--- start SUPPLIED MATERIAL ---

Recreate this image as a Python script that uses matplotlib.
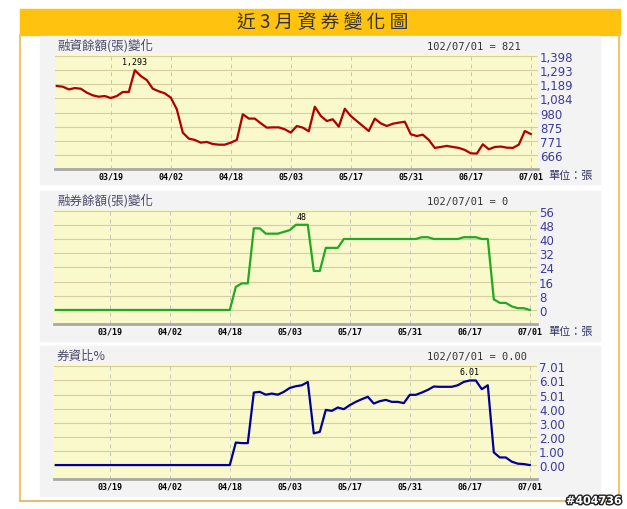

--- end SUPPLIED MATERIAL ---
--- start SUPPLIED MATERIAL ---

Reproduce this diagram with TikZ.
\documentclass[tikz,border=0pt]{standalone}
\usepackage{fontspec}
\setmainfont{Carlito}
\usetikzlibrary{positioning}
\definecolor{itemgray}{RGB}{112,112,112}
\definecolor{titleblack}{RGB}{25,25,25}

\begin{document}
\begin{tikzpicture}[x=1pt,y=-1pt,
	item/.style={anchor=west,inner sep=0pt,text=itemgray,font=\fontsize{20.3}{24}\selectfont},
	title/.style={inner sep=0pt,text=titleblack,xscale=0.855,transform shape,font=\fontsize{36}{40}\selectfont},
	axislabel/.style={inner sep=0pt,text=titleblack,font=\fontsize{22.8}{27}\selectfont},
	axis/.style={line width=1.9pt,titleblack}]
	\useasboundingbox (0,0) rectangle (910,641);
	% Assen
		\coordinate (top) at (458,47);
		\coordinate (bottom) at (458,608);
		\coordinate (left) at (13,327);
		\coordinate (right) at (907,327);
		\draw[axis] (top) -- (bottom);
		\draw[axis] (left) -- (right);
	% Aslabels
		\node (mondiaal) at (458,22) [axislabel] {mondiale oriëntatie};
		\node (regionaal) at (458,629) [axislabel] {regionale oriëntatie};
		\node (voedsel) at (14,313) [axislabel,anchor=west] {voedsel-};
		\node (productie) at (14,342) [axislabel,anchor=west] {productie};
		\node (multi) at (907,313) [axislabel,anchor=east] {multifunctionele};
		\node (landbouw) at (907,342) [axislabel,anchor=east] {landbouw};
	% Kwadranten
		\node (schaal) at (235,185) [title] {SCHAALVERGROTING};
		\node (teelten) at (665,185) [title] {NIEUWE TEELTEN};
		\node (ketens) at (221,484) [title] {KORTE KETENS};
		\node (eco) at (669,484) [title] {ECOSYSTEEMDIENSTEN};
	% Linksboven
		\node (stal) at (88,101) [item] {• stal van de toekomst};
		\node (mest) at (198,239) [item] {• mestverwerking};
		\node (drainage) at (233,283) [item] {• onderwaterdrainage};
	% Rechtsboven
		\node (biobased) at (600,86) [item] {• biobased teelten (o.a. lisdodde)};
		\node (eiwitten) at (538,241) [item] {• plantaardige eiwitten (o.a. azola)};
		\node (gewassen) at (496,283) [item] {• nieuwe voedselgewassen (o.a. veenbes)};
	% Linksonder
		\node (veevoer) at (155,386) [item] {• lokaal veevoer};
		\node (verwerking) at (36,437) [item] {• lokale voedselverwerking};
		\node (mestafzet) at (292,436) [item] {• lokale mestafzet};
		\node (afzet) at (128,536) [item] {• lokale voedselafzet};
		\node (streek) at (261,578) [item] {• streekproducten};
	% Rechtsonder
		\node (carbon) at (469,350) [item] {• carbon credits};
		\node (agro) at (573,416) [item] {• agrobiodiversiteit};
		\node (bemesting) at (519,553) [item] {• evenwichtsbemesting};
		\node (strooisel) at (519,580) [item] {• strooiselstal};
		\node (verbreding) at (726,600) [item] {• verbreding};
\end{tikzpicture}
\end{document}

--- end SUPPLIED MATERIAL ---

• [WHAT IS ASKED]: Going through the records above, state how many lines carry "this", with no other text.

• [OUTPUT OF THE EXERCISE]: 2